Most containers will form a perched water table at the bottom, but they also occur when there is a sudden change in soil consistency, such as from clay to sand, or soil to gravel.

A layer of gravel in your container creates a higher perched water table that is more in the root zone of your plants, with adverse effects on plant growth and root formation. The gravel raises the perched water table in the bottoms of pots. Gravity can't quite pull all of the water from the bottom of the soil so it stays wetter than the rest of the pot and anaerobic.

The gravel takes up some space at the bottom of the pot so the transition zone is higher up in the pot where the soil and gravel meet, and potentially closer to the roots.

As you can see the perched water table occurs because of the bottom of the container, not because of the ground. As long as it's deep enough for your roots, you should be fine! And some species do prefer wetter soil too.

The reason that it is called the perched water table is due to soil retention.

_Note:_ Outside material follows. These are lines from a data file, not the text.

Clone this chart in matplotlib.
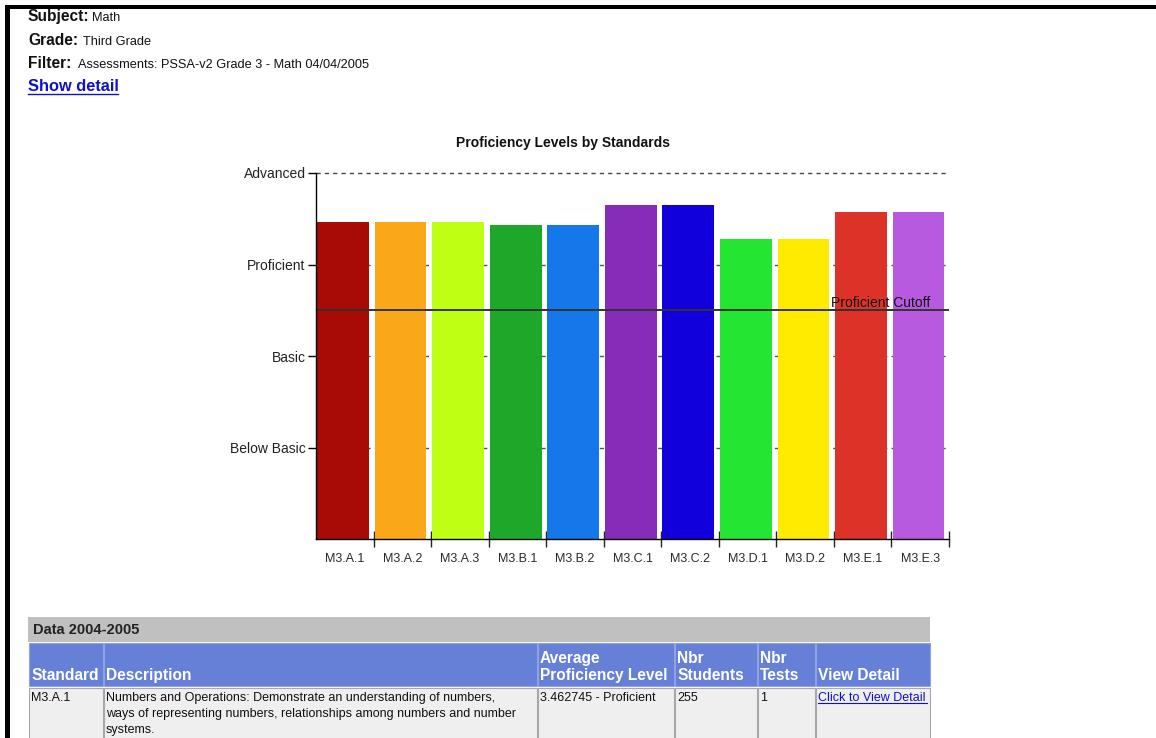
import matplotlib
matplotlib.use('Agg')
import matplotlib.pyplot as plt
from matplotlib.patches import Rectangle

plt.rcParams['font.family'] = ['Liberation Sans', 'DejaVu Sans']

# ---------------- data ----------------
standards = ['M3.A.1', 'M3.A.2', 'M3.A.3', 'M3.B.1', 'M3.B.2', 'M3.C.1',
             'M3.C.2', 'M3.D.1', 'M3.D.2', 'M3.E.1', 'M3.E.3']
avg_levels = [3.46, 3.46, 3.46, 3.43, 3.43, 3.65, 3.65, 3.28, 3.28, 3.57, 3.57]
bar_colors = ['#A80A05', '#FAA819', '#BEFF14', '#1EA82A', '#1478EA', '#862CB8',
              '#1200DC', '#24E632', '#FFEB00', '#DC3228', '#B85AE0']
level_names = ['Below Basic', 'Basic', 'Proficient', 'Advanced']
level_values = [1, 2, 3, 4]
cutoff_value = 2.5
cutoff_label = 'Proficient Cutoff'
chart_title = 'Proficiency Levels by Standards'

header_labels = ['Subject:', 'Grade:', 'Filter:']
header_values = ['Math', 'Third Grade', 'Assessments: PSSA-v2 Grade 3 - Math 04/04/2005']
link_text = 'Show detail'

table_title = 'Data 2004-2005'
table_columns = ['Standard', 'Description', 'Average\nProficiency Level',
                 'Nbr\nStudents', 'Nbr\nTests', 'View Detail']
row_values = ['M3.A.1',
              'Numbers and Operations: Demonstrate an understanding of numbers,\n'
              'ways of representing numbers, relationships among numbers and number\n'
              'systems.',
              '3.462745 - Proficient', '255', '1', 'Click to View Detail']

# ---------------- figure ----------------
W, H = 1156, 738
fig = plt.figure(figsize=(W / 100, H / 100), dpi=100)
fig.patch.set_facecolor('white')

bg = fig.add_axes([0, 0, 1, 1])
bg.set_xlim(0, W)
bg.set_ylim(H, 0)
bg.axis('off')

# page border
bg.add_patch(Rectangle((5, 5), W - 5, 4, color='black', lw=0))
bg.add_patch(Rectangle((5, 5), 5, H - 5, color='black', lw=0))

# header block
hdr_base = [21, 45, 68]
val_x = [92, 83, 78]
for lab, val, y, vx in zip(header_labels, header_values, hdr_base, val_x):
    bg.text(28, y, lab, fontsize=11.2, fontweight='bold', va='baseline', ha='left', color='#111111')
    bg.text(vx, y, val, fontsize=9.2, va='baseline', ha='left', color='#111111')
link_col = '#1010C8'
bg.text(28, 91, link_text, fontsize=11.8, fontweight='bold', va='baseline', ha='left', color=link_col)
bg.plot([28, 118], [94, 94], color=link_col, lw=1)

# chart title
bg.text(563, 143, chart_title, fontsize=10, fontweight='bold', ha='center', va='center', color='#111111')

# ---------------- chart ----------------
ax = fig.add_axes([316 / W, (H - 539) / H, 633 / W, 366 / H])
ax.patch.set_alpha(0)
x = list(range(len(standards)))
ax.set_xlim(-0.5, len(standards) - 0.5)
ax.set_ylim(0, 4)

dash = (0, (3, 3))
for v in level_values[:-1]:
    ax.axhline(v, ls=dash, color='#555555', lw=1, zorder=0)
ax.axhline(level_values[-1], ls=dash, color='#444444', lw=1, zorder=3, clip_on=False)

ax.bar([i - 0.03 for i in x], avg_levels, width=0.9, color=bar_colors, zorder=2, lw=0)

ax.axhline(cutoff_value, color='#333333', lw=1.4, zorder=4)
ax.text(10.17, cutoff_value + 0.035, cutoff_label, ha='right', va='baseline',
        fontsize=10, color='#111111', zorder=5)

for s in ['top', 'right']:
    ax.spines[s].set_visible(False)
for s in ['left', 'bottom']:
    ax.spines[s].set_color('black')
    ax.spines[s].set_linewidth(1)
    ax.spines[s].set_zorder(6)

ax.set_yticks(level_values)
ax.set_yticklabels(level_names, fontsize=10, color='#222222')
ax.tick_params(axis='y', length=6, width=1, direction='out', pad=1.5, colors='black', labelcolor='#222222')

ax.set_xticks(x)
ax.set_xticklabels(standards, fontsize=9, color='#333333')
ax.set_xticks([i + 0.5 for i in x], minor=True)
ax.tick_params(axis='x', which='major', length=0, pad=10, labelcolor='#2A2A2A')
ax.tick_params(axis='x', which='minor', length=11.5, width=1, direction='inout', colors='#222222')

# ---------------- table ----------------
bg.add_patch(Rectangle((28, 617), 902, 25, color='#C0C0C0', lw=0))
bg.text(33, 630, table_title, fontsize=10.5, fontweight='bold', va='center', ha='left', color='#222222')

col_edges = [28, 103, 537, 674, 757, 815, 930]
head_col = '#6680D8'
for i in range(len(table_columns)):
    x0, x1 = col_edges[i], col_edges[i + 1]
    bg.add_patch(Rectangle((x0 + 0.5, 643), x1 - x0 - 1, 43, facecolor=head_col,
                           edgecolor='#8FA2E2', lw=0.8))
    bg.add_patch(Rectangle((x0 + 0.5, 688), x1 - x0 - 1, 60, facecolor='#EFEFEF',
                           edgecolor='#A8A8A8', lw=0.8))

for i, lab in enumerate(table_columns):
    lines = lab.split('\n')
    tx = col_edges[i] + 3
    if len(lines) == 2:
        bg.text(tx, 663, lines[0], fontsize=11.2, fontweight='bold', color='white',
                va='baseline', ha='left')
        bg.text(tx, 680, lines[1], fontsize=11.2, fontweight='bold', color='white',
                va='baseline', ha='left')
    else:
        bg.text(tx, 680, lab, fontsize=11.2, fontweight='bold', color='white',
                va='baseline', ha='left')

for i, val in enumerate(row_values):
    tx = col_edges[i] + 3
    color = link_col if i == len(row_values) - 1 else '#111111'
    for j, line in enumerate(val.split('\n')):
        bg.text(tx, 701 + 16 * j, line, fontsize=9, color=color, va='baseline', ha='left')
    if i == len(row_values) - 1:
        bg.plot([tx, 927], [703, 703], color=link_col, lw=0.8)

fig.savefig('out.png', dpi=100, facecolor='white')
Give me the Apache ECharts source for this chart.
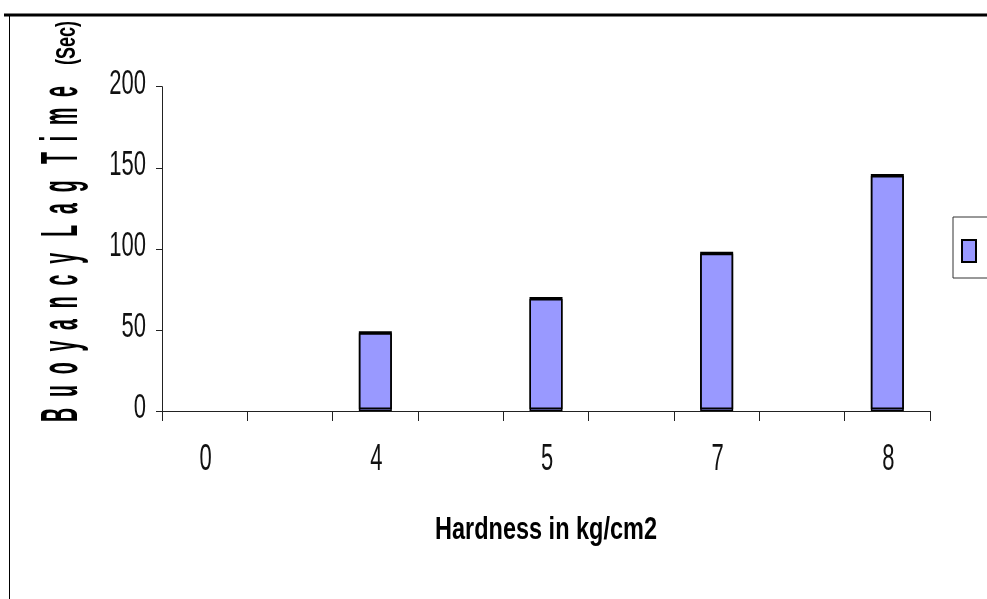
<!DOCTYPE html>
<html>
<head>
<meta charset="utf-8">
<style>
  html, body { margin: 0; padding: 0; background: #fff; }
  #chart { width: 987px; height: 599px; }
</style>
<script src="https://cdn.jsdelivr.net/npm/echarts@6/dist/echarts.min.js"></script>
</head>
<body>
<div id="chart"></div>
<script>
// Hardness categories and buoyancy lag time (seconds)
var hardness = ['0', '4', '5', '7', '8'];
var lagTime = [0, 48, 69, 97, 145];
var yTickLabels = ['0', '50', '100', '150', '200'];
var yTicks = { min: 0, max: 200, interval: 50 };

// Each hardness slot is followed by an empty slot on the category axis
var axisCats = [];
var axisVals = [];
hardness.forEach(function (h, i) {
  axisCats.push(h);
  var v = lagTime[i];
  // a zero-height bar draws no outline
  axisVals.push(v === 0
    ? { value: v, itemStyle: { borderWidth: 0, shadowColor: 'rgba(0,0,0,0)' } }
    : v);
  if (i < hardness.length - 1) {
    axisCats.push(' ');
    axisVals.push(null);
  }
});

var labelFont = "22px 'Liberation Sans', Arial, sans-serif";
var boldFont = "'Liberation Sans', Arial, sans-serif";

var chart = echarts.init(document.getElementById('chart'), null, { renderer: 'canvas' });
chart.setOption({
  animation: false,
  backgroundColor: '#fff',
  grid: { left: 162, top: 86.7, right: 57, bottom: 188, containLabel: false },
  legend: {
    show: true,
    left: 953,
    top: 217,
    orient: 'vertical',
    padding: [22, 10, 15, 8],
    borderColor: '#333',
    borderWidth: 1,
    backgroundColor: '#fff',
    itemWidth: 14,
    itemHeight: 22,
    icon: 'rect',
    textStyle: { fontSize: 14, color: '#000', padding: [0, 0, 0, 60] },
    data: ['Lag time']
  },
  xAxis: {
    type: 'category',
    data: axisCats,
    boundaryGap: true,
    axisLine: { lineStyle: { color: '#222', width: 1 } },
    axisTick: { show: true, interval: 0, length: 10, lineStyle: { color: '#222', width: 1 } },
    axisLabel: { show: false },
    splitLine: { show: false }
  },
  yAxis: {
    type: 'value',
    min: yTicks.min,
    max: yTicks.max,
    interval: yTicks.interval,
    axisLine: { show: true, lineStyle: { color: '#222', width: 1 } },
    axisTick: { show: true, length: 6, lineStyle: { color: '#222', width: 1 } },
    axisLabel: { show: false },
    splitLine: { show: false }
  },
  series: [{
    name: 'Lag time',
    type: 'bar',
    data: axisVals,
    barWidth: 33,
    itemStyle: {
      color: '#9999ff',
      borderColor: '#000',
      borderWidth: 1.5,
      shadowColor: '#000',
      shadowBlur: 0,
      shadowOffsetX: 0,
      shadowOffsetY: -2
    }
  }]
});

// Tall, narrow tick labels placed at the axis positions
var graphics = [
  // frame lines
  { type: 'line', shape: { x1: 4, y1: 15, x2: 987, y2: 15 }, style: { stroke: '#000', lineWidth: 3 } },
  { type: 'line', shape: { x1: 9.5, y1: 15, x2: 9.5, y2: 599 }, style: { stroke: '#000', lineWidth: 1 } },
  // y-axis title
  {
    type: 'text', x: 89, y: 422, rotation: Math.PI / 2, scaleX: 0.75, scaleY: 2,
    style: {
      text: 'B  u  o  y  a  n  c  y   L  a  g   T  i  m  e',
      font: 'bold 26px ' + boldFont,
      fill: '#000', textAlign: 'left', textVerticalAlign: 'bottom'
    }
  },
  {
    type: 'text', x: 81, y: 65, rotation: Math.PI / 2, scaleX: 1, scaleY: 1.5,
    style: {
      text: '(Sec)',
      font: 'bold 18px ' + boldFont,
      fill: '#000', textAlign: 'left', textVerticalAlign: 'bottom'
    }
  },
  // x-axis title
  {
    type: 'text', x: 546, y: 547, scaleX: 1, scaleY: 1.37,
    style: {
      text: 'Hardness in kg/cm2',
      font: 'bold 23.5px ' + boldFont,
      fill: '#000', textAlign: 'center', textVerticalAlign: 'bottom'
    }
  }
];

var axisX = chart.convertToPixel({ gridIndex: 0 }, [0, 0]);
yTickLabels.forEach(function (t) {
  var py = chart.convertToPixel({ yAxisIndex: 0 }, Number(t));
  graphics.push({
    type: 'text', x: 146, y: py - 2.5, scaleY: 1.6,
    style: { text: t, font: labelFont, fill: '#111', textAlign: 'right', textVerticalAlign: 'middle' }
  });
});
hardness.forEach(function (h, i) {
  var px = chart.convertToPixel({ xAxisIndex: 0 }, i * 2);
  graphics.push({
    type: 'text', x: px + 1, y: axisX[1] + 49, scaleY: 1.7,
    style: { text: h, font: labelFont, fill: '#111', textAlign: 'center', textVerticalAlign: 'middle' }
  });
});

chart.setOption({ graphic: graphics });
</script>
</body>
</html>
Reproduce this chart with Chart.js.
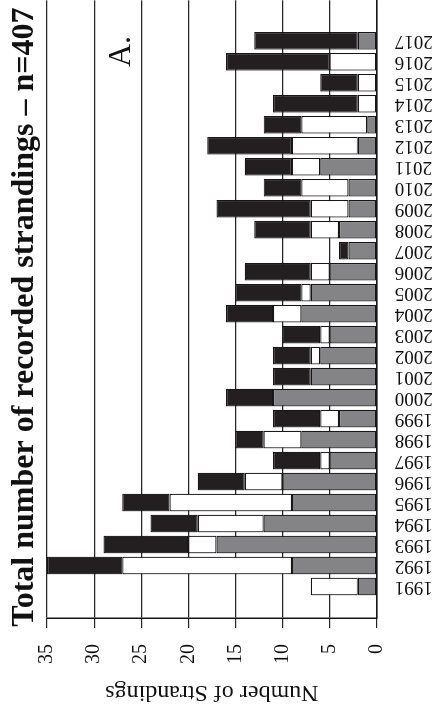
<!DOCTYPE html>
<html>
<head>
<meta charset="utf-8">
<title>Recorded strandings</title>
<script src="https://cdn.jsdelivr.net/npm/chart.js@4.4.1/dist/chart.umd.min.js"></script>
<style>
  html, body { margin: 0; padding: 0; background: #fff; overflow: hidden; }
  /* the figure is printed turned a quarter turn to the left */
  #turned {
    position: absolute; left: 0; top: 0;
    width: 708px; height: 434px;
    transform-origin: 0 0;
    transform: translateY(708px) rotate(-90deg);
  }
</style>
</head>
<body>
<div id="turned"><canvas id="strandings" width="708" height="434"></canvas></div>
<script>
// DATA VALUES
var years = [1991, 1992, 1993, 1994, 1995, 1996, 1997, 1998, 1999, 2000,
             2001, 2002, 2003, 2004, 2005, 2006, 2007, 2008, 2009, 2010,
             2011, 2012, 2013, 2014, 2015, 2016, 2017];
var grayCounts  = [2, 9, 17, 12, 9, 10, 5, 8, 4, 11, 7, 6, 5, 8, 7, 5, 3, 4, 3, 3, 6, 2, 1, 0, 0, 0, 2];
var whiteCounts = [5, 18, 3, 7, 13, 4, 1, 4, 2, 0, 0, 1, 1, 3, 1, 2, 0, 3, 4, 5, 3, 7, 7, 2, 2, 5, 0];
var blackCounts = [0, 8, 9, 5, 5, 5, 5, 3, 5, 5, 4, 4, 4, 5, 7, 7, 1, 6, 10, 4, 5, 9, 4, 9, 4, 11, 11];
var valueTicks = [0, 5, 10, 15, 20, 25, 30, 35];

var titleText = "Total number of recorded strandings \u2013 n=407";
var panelLetter = "A.";
var serif = "'Liberation Serif', 'DejaVu Serif', serif";

// zero segments are left out so no empty outline is drawn
function toPoints(counts) {
    return years.map(function (yr, i) {
        return { x: yr, y: counts[i] || null };
    });
}

function segment(counts, fill) {
    return {
        data: toPoints(counts),
        backgroundColor: fill,
        borderColor: "#161616",
        borderWidth: 1.2,
        borderSkipped: false,
        categoryPercentage: 1,
        barPercentage: 0.84
    };
}

// title and panel letter, drawn on top of the chart
const figureText = {
    id: "figureText",
    afterDraw: function (chart) {
        var ctx = chart.ctx;
        var area = chart.chartArea;
        ctx.save();
        ctx.fillStyle = "#111";
        ctx.textBaseline = "alphabetic";
        ctx.font = "bold 32px " + serif;
        ctx.textAlign = "center";
        ctx.fillText(titleText, area.left + area.width / 2 - 8, 33);
        ctx.font = "32px " + serif;
        ctx.textAlign = "left";
        ctx.fillText(panelLetter, area.left + 551, area.top + 83);
        ctx.restore();
    }
};

const config = {
    type: "bar",
    data: {
        datasets: [
            segment(grayCounts, "#848486"),
            segment(whiteCounts, "#ffffff"),
            segment(blackCounts, "#231f20")
        ]
    },
    options: {
        responsive: false,
        animation: false,
        devicePixelRatio: 1,
        layout: {
            padding: { top: 47, right: 0, bottom: 0, left: 0 }
        },
        plugins: {
            legend: { display: false },
            tooltip: { enabled: false }
        },
        scales: {
            x: {
                type: "linear",
                stacked: true,
                min: 1989.5,
                max: 2018.93,
                offset: false,
                afterBuildTicks: function (scale) {
                    scale.ticks = years.map(function (yr) { return { value: yr }; });
                },
                afterFit: function (scale) { scale.height = 57.3; },
                grid: { display: false, drawTicks: false },
                border: { display: true, color: "#161616", width: 1.5 },
                ticks: {
                    autoSkip: false,
                    minRotation: 90,
                    maxRotation: 90,
                    padding: 18,
                    color: "#111",
                    font: { family: serif, size: 19 },
                    callback: function (v) { return String(v); }
                }
            },
            y: {
                stacked: true,
                min: 0,
                max: 35,
                afterBuildTicks: function (scale) {
                    scale.ticks = valueTicks.map(function (v) { return { value: v }; });
                },
                afterFit: function (scale) { scale.width = 90; },
                grid: { color: "#262626", lineWidth: 1.2, tickLength: 10, drawTicks: true },
                border: { display: true, color: "#161616", width: 1.5 },
                ticks: {
                    padding: 16,
                    color: "#111",
                    font: { family: serif, size: 20 }
                },
                title: {
                    display: true,
                    text: "Number of Strandings",
                    color: "#111",
                    padding: { top: 1, bottom: 0 },
                    font: { family: serif, size: 24 }
                }
            }
        }
    },
    plugins: [figureText]
};

const strandingsChart = new Chart("strandings", config);
</script>
</body>
</html>
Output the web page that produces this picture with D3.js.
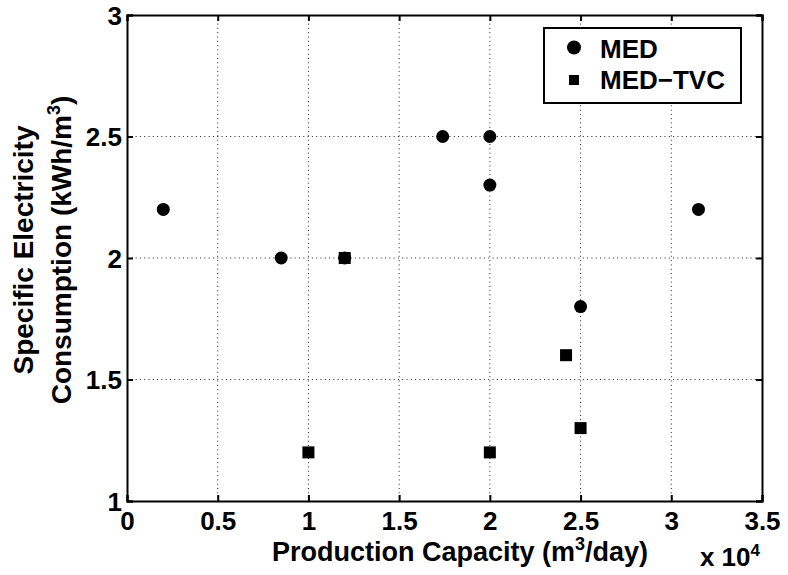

I've literally never seen proper container soil sold anywhere, you need to make it yourself. Tapla Soil Retention is what forever changed how I go about preparing the soil for my pots. How? Now I make proper soil.

5-1-1 Mix

I idealy I try and mix my soil like this (based on Al's recip from Garden Web):

  1. 5 parts pine bark fines, dust – 3/8 (size is important)
  2. 1 part sphagnum peat (not reed or sedge peat please)
  3. 1-2 parts perlite (coarse, if you can get it)
  4. garden lime (or gypsum in some cases)
  5. controlled release fertilizer (if preferred)

Small Mixture

  1. 3 gallons pine bark
  2. 1/2 gallon peat
  3. 1/2 gallon perlite
  4. 4 tbsp lime (or gypsum in some cases)
  5. 1/4 cup CRF (if preferred)

Any peat based potting media should be replaced yearly, 5-1-1 every two years or so, but the gritty mix will last for ages without losing pore space. All my potted perennials are grown in gritty mix now.